-- Begin Source data --
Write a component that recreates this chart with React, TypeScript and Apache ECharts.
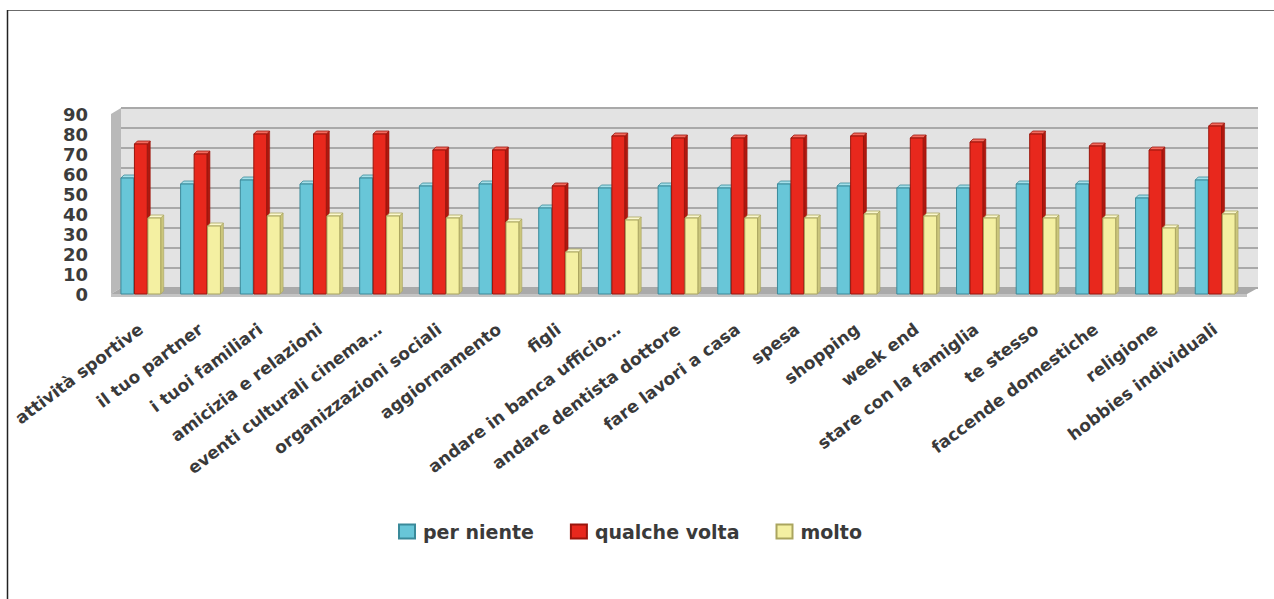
import React, { useEffect, useRef } from "react";
import * as echarts from "echarts";

// Activities asked about in the survey
const categories = [
  "attività sportive",
  "il tuo partner",
  "i tuoi familiari",
  "amicizia e relazioni",
  "eventi culturali cinema…",
  "organizzazioni sociali",
  "aggiornamento",
  "figli",
  "andare in banca ufficio…",
  "andare dentista dottore",
  "fare lavori a casa",
  "spesa",
  "shopping",
  "week end",
  "stare con la famiglia",
  "te stesso",
  "faccende domestiche",
  "religione",
  "hobbies individuali",
];

const perNiente = [58, 55, 57, 55, 58, 54, 55, 43, 53, 54, 53, 55, 54, 53, 53, 55, 55, 48, 57];
const qualcheVolta = [75, 70, 80, 80, 80, 72, 72, 54, 79, 78, 78, 78, 79, 78, 76, 80, 74, 72, 84];
const molto = [38, 34, 39, 39, 39, 38, 36, 21, 37, 38, 38, 38, 40, 39, 38, 38, 38, 33, 40];

const Y_MIN = 0;
const Y_MAX = 90;
const Y_STEP = 10;

const FONT = "'DejaVu Sans', 'Noto Sans', sans-serif";

type BarLook = {
  name: string;
  values: number[];
  fill: string;
  cap: string;
  side: string;
  border: string;
  shift: number;
};

const looks: BarLook[] = [
  { name: "per niente", values: perNiente, fill: "#68c6d8", cap: "#a4e0ea", side: "#3f9db0", border: "#3a8a9a", shift: -1 },
  { name: "qualche volta", values: qualcheVolta, fill: "#e8281d", cap: "#f56b5e", side: "#b0180f", border: "#9a150c", shift: 0 },
  { name: "molto", values: molto, fill: "#f4f0a2", cap: "#fbf8cf", side: "#cbc67c", border: "#aaa55f", shift: 1 },
];

// Column with a shallow top and right face to give it some depth
function makeRenderItem(look: BarLook) {
  return (_params: any, api: any) => {
    const idx = api.value(0);
    const val = api.value(1);
    const base = api.coord([idx, 0]);
    const top = api.coord([idx, val]);
    const band = api.size([1, 0])[0];
    const w = band * 0.215;
    const cx = base[0] + look.shift * band * 0.226;
    const x0 = cx - w / 2;
    const x1 = cx + w / 2;
    const d = 3;
    return {
      type: "group",
      children: [
        {
          type: "polygon",
          shape: { points: [[x1, top[1]], [x1 + d, top[1] - d], [x1 + d, base[1] - d], [x1, base[1]]] },
          style: { fill: look.side, stroke: look.border, lineWidth: 0.6 },
        },
        {
          type: "polygon",
          shape: { points: [[x0, top[1]], [x0 + d, top[1] - d], [x1 + d, top[1] - d], [x1, top[1]]] },
          style: { fill: look.cap, stroke: look.border, lineWidth: 0.8 },
        },
        {
          type: "rect",
          shape: { x: x0, y: top[1], width: w, height: base[1] - top[1] },
          style: { fill: look.fill, stroke: look.border, lineWidth: 1 },
        },
      ],
    };
  };
}

export default function App() {
  const ref = useRef<HTMLDivElement>(null);

  useEffect(() => {
    if (!ref.current) return;
    const chart = echarts.init(ref.current, undefined, { renderer: "svg" });

    const option: any = {
      animation: false,
      backgroundColor: "#ffffff",
      textStyle: { fontFamily: FONT },
      grid: [
        // back wall
        { left: 121, right: 16, top: 108, bottom: 311, show: true, backgroundColor: "#e3e3e3", borderWidth: 0 },
        // front plane holding the columns
        { left: 111, right: 29, top: 114, bottom: 305 },
      ],
      xAxis: [
        { gridIndex: 0, type: "category", data: categories, show: false },
        {
          gridIndex: 1,
          type: "category",
          data: categories,
          axisLine: { show: false },
          axisTick: { show: false },
          axisLabel: {
            interval: 0,
            rotate: 37,
            margin: 33,
            fontFamily: FONT,
            fontWeight: "bold",
            fontSize: 17,
            color: "#3a3a3a",
          },
        },
      ],
      yAxis: [
        {
          gridIndex: 0,
          type: "value",
          min: Y_MIN,
          max: Y_MAX,
          interval: Y_STEP,
          axisLabel: { show: false },
          axisLine: { show: false },
          axisTick: { show: false },
          splitLine: { show: true, lineStyle: { color: "#a9a9a9", width: 2 } },
        },
        {
          gridIndex: 1,
          type: "value",
          min: Y_MIN,
          max: Y_MAX,
          interval: Y_STEP,
          axisLine: { show: false },
          axisTick: { show: false },
          splitLine: { show: false },
          axisLabel: {
            margin: 23,
            fontFamily: FONT,
            fontWeight: "bold",
            fontSize: 18,
            lineHeight: 18,
            color: "#3c3c3c",
          },
        },
      ],
      legend: {
        left: 393,
        top: 517,
        icon: "rect",
        itemWidth: 16,
        itemHeight: 14,
        itemGap: 36,
        textStyle: { fontFamily: FONT, fontWeight: "bold", fontSize: 19, color: "#3a3a3a", padding: [0, 0, 0, 3] },
        data: looks.map((l) => l.name),
      },
      graphic: [
        { type: "line", z: 10, shape: { x1: 7, y1: 10.5, x2: 1274, y2: 10.5 }, style: { stroke: "#6b6b6b", lineWidth: 1.2 } },
        { type: "line", z: 10, shape: { x1: 7.5, y1: 10, x2: 7.5, y2: 599 }, style: { stroke: "#222222", lineWidth: 1.5 } },
        // left side wall
        { type: "polygon", z: 1, shape: { points: [[111, 114], [121, 108], [121, 288], [111, 294]] }, style: { fill: "#b9b9b9" } },
        // floor
        { type: "polygon", z: 1, shape: { points: [[111, 294], [121, 288], [1258, 288], [1247, 294]] }, style: { fill: "#aaaaaa" } },
        { type: "rect", z: 1, shape: { x: 111, y: 294, width: 1136, height: 3 }, style: { fill: "#c4c4c4" } },
      ],
      series: looks.map((look) => ({
        type: "custom",
        name: look.name,
        xAxisIndex: 1,
        yAxisIndex: 1,
        z: 3,
        itemStyle: { color: look.fill, borderColor: look.border, borderWidth: 1 },
        encode: { x: 0, y: 1 },
        renderItem: makeRenderItem(look),
        data: look.values.map((v, i) => [i, v]),
      })),
    };

    chart.setOption(option);
    return () => chart.dispose();
  }, []);

  return (
    <div
      ref={ref}
      style={{ position: "fixed", left: 0, top: 0, width: 1274, height: 599 }}
    />
  );
}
-- End Source data --
Task details -
Extract the lines exactly, please: the first line of the listing, the line with "import * as", and every line between them, but no pictures.

The answer -
Write a component that recreates this chart with React, TypeScript and Apache ECharts.
import React, { useEffect, useRef } from "react";
import * as echarts from "echarts";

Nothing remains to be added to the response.